Los Angeles Times - August 13, 2006
Jia-Rui Chong, Times Staff Writer
The integrase inhibitor, used in a drug cocktail with two others, reduced the amount of HIV in 90% of patients to undetectable levels in 24 weeks. Much of the reduction occurred in the first four to eight weeks, said Dr. Robin Isaacs, who led the research.
Isaacs, executive director of clinical research for the drug's maker, Merck & Co., said those results were achieved faster than a drug cocktail that included efavirenz, which is used commonly as a first treatment for newly infected patients.
The study, conducted by Merck, was released Saturday to coincide with the opening of the International AIDS Conference in Toronto.
The integrase inhibitors "really look fantastic, with very few side effects," said Mark Wainberg, a professor at McGill University in Montreal and cochair of the conference.

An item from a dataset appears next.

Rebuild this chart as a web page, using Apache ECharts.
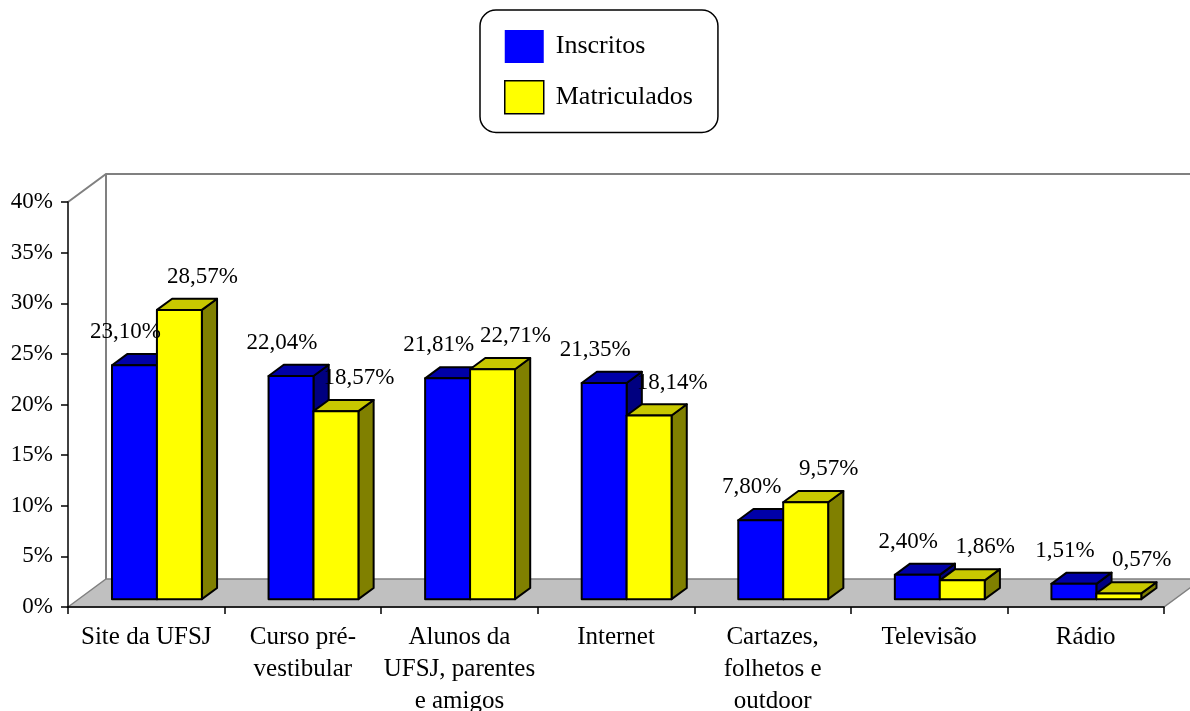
<!DOCTYPE html>
<html>
<head>
<meta charset="utf-8">
<script src="https://cdn.jsdelivr.net/npm/echarts@6/dist/echarts.min.js"></script>
<style>
  html, body { margin: 0; padding: 0; background: #fff; overflow: hidden; }
  #chart { width: 1190px; height: 711px; }
</style>
</head>
<body>
<div id="chart"></div>
<script>
// dados do grafico
var categorias = ['Site da UFSJ', 'Curso pré-\nvestibular', 'Alunos da\nUFSJ, parentes\ne amigos', 'Internet', 'Cartazes,\nfolhetos e\noutdoor', 'Televisão', 'Rádio'];
var inscritos = [23.10, 22.04, 21.81, 21.35, 7.80, 2.40, 1.51];
var matriculados = [28.57, 18.57, 22.71, 18.14, 9.57, 1.86, 0.57];
var yMax = 40;
var yPasso = 5;

(function(){

    var grafico = echarts.init(document.getElementById('chart'));
    var fonte = 'Liberation Serif, Times New Roman, serif';

    // profundidade 3D (px)
    var DX = 38, DY = -28;
    var FRENTE = 0.28;   // plano da face frontal das barras
    var PROF = 0.40;     // profundidade da barra
    var LARG = 0.287;    // largura de cada barra / largura da categoria

    function fmt(v) {
        return v.toFixed(2).replace('.', ',') + '%';
    }

    // piso e paredes
    function desenhaFundo(params, api) {
        var band = api.size([1, 0])[0];
        var p0 = api.coord([0, 0]);
        var xL = p0[0] - band / 2;
        var xR = xL + band * categorias.length;
        var y0 = p0[1];
        var yT = api.coord([0, yMax])[1];
        var cinza = '#808080';
        return {
            type: 'group',
            children: [
                {
                    type: 'polygon',
                    shape: { points: [[xL, y0], [xL + DX, y0 + DY], [xR + DX, y0 + DY], [xR, y0]] },
                    style: { fill: '#c0c0c0', stroke: cinza, lineWidth: 1.5 }
                },
                {
                    type: 'polyline',
                    shape: { points: [[xL, yT], [xL + DX, yT + DY], [xR + DX, yT + DY]] },
                    style: { fill: null, stroke: cinza, lineWidth: 2 }
                },
                {
                    type: 'line',
                    shape: { x1: xL + DX, y1: yT + DY, x2: xL + DX, y2: y0 + DY },
                    style: { stroke: cinza, lineWidth: 2 }
                }
            ]
        };
    }

    function barra3d(lado, corFrente, corTopo, corLado, labelDx) {
        return function (params, api) {
            var i = api.value(0);
            var v = api.value(1);
            var band = api.size([1, 0])[0];
            var w = band * LARG;
            var base = api.coord([i, 0]);
            var topo = api.coord([i, v]);
            var ox = DX * FRENTE, oy = DY * FRENTE;
            var sx = DX * PROF, sy = DY * PROF;
            var xl = base[0] + ox + (lado === 0 ? -w : 0);
            var yb = base[1] + oy;
            var yt = topo[1] + oy;
            var estilo = { stroke: '#000', lineWidth: 2, lineJoin: 'round' };
            return {
                type: 'group',
                children: [
                    {
                        type: 'polygon',
                        shape: { points: [[xl + w, yt], [xl + w + sx, yt + sy], [xl + w + sx, yb + sy], [xl + w, yb]] },
                        style: Object.assign({ fill: corLado }, estilo)
                    },
                    {
                        type: 'polygon',
                        shape: { points: [[xl, yt], [xl + sx, yt + sy], [xl + w + sx, yt + sy], [xl + w, yt]] },
                        style: Object.assign({ fill: corTopo }, estilo)
                    },
                    {
                        type: 'rect',
                        shape: { x: xl, y: yt, width: w, height: yb - yt },
                        style: Object.assign({ fill: corFrente }, estilo)
                    },
                    {
                        type: 'text',
                        z2: 100,
                        x: xl + w / 2 + labelDx,
                        y: yt - 33,
                        style: {
                            text: fmt(v),
                            fill: '#000',
                            font: '23px ' + fonte,
                            align: 'center',
                            verticalAlign: 'middle'
                        }
                    }
                ]
            };
        };
    }

    var option = {
        animation: false,
        backgroundColor: '#fff',
        legend: {
            left: 480,
            top: 10,
            orient: 'vertical',
            padding: [20, 25, 18, 24],
            itemWidth: 39,
            itemHeight: 33,
            itemGap: 17,
            borderColor: '#000',
            borderWidth: 1.5,
            borderRadius: 16,
            selectedMode: false,
            textStyle: { fontFamily: fonte, fontSize: 26, color: '#000', padding: [0, 0, 0, 7] },
            data: [
                { name: 'Inscritos', icon: 'rect', itemStyle: { color: '#0000ff', borderWidth: 0 } },
                { name: 'Matriculados', icon: 'rect', itemStyle: { color: '#ffff00', borderColor: '#000', borderWidth: 1.5 } }
            ]
        },
        grid: {
            left: 68,
            right: 26,
            top: 202,
            bottom: 104,
            outerBoundsMode: 'none',
            containLabel: false
        },
        xAxis: {
            type: 'category',
            data: categorias,
            boundaryGap: true,
            axisLine: { lineStyle: { color: '#000', width: 1.5 } },
            axisTick: { show: true, length: 7, lineStyle: { color: '#000', width: 1.5 } },
            axisLabel: {
                margin: 14,
                fontFamily: fonte,
                fontSize: 25,
                lineHeight: 32,
                color: '#000',
                interval: 0,
                align: 'center'
            },
            splitLine: { show: false }
        },
        yAxis: {
            type: 'value',
            min: 0,
            max: yMax,
            interval: yPasso,
            axisLine: { show: true, lineStyle: { color: '#000', width: 1.5 } },
            axisTick: { show: true, length: 7, lineStyle: { color: '#000', width: 1.5 } },
            axisLabel: {
                margin: 15,
                fontFamily: fonte,
                fontSize: 23,
                color: '#000',
                formatter: '{value}%'
            },
            splitLine: { show: false }
        },
        series: [
            {
                name: 'fundo',
                type: 'custom',
                z: -1,
                silent: true,
                renderItem: desenhaFundo,
                data: [[0, 0]]
            },
            {
                name: 'Inscritos',
                type: 'custom',
                itemStyle: { color: '#0000ff' },
                renderItem: barra3d(0, '#0000ff', '#0000a8', '#000080', -9),
                data: inscritos.map(function (v, i) { return [i, v]; })
            },
            {
                name: 'Matriculados',
                type: 'custom',
                itemStyle: { color: '#ffff00' },
                renderItem: barra3d(1, '#ffff00', '#c8c800', '#808000', 23),
                data: matriculados.map(function (v, i) { return [i, v]; })
            }
        ]
    };

    grafico.setOption(option);
})();
</script>
</body>
</html>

The results encouraged researchers who called this new class of drugs the most promising since fusion inhibitors were approved to treat AIDS by the Food and Drug Administration three years ago.
Integrase inhibitors prevent the human immunodeficiency virus from replicating by blocking its ability to patch its DNA onto a cell's.
So far, the Merck drug, when combined with two others, tenofovir and lamivudine, appeared promising for new patients and those who have been on drug therapy for a long time, Isaacs said.
In data presented earlier this year, as many as 72% of patients who had developed resistance to multiple drugs saw the concentration of HIV in their blood drop to undetectable levels after 16 weeks of taking the drug, called MK-0518.
The latest study examined patients who had recently started drug treatment. A group of 198 patients took 100 to 600 milligrams of the integrase inhibitor twice a day, along with the two other drugs.
A control group took 600 milligrams of efavirenz once a day with the same two drugs.
The integrase-inhibitor cocktail at all doses suppressed the virus quicker than the efavirenz combination did, though they performed about the same at the end of 24 weeks, Isaacs said.
The drug still has several years of testing before it can be reviewed by the FDA.
Gilead Sciences Inc. has also been testing an integrase inhibitor, though its development is not as far along as the Merck drug's.
In a presentation earlier this year on a 40-patient trial, Gilead researchers reported that its drug showed an almost tenfold reduction in virus multiplication when taken by itself once a day. When taken once a day with another drug that helped the integrase inhibitor last longer in the bloodstream, the reduction was a hundredfold.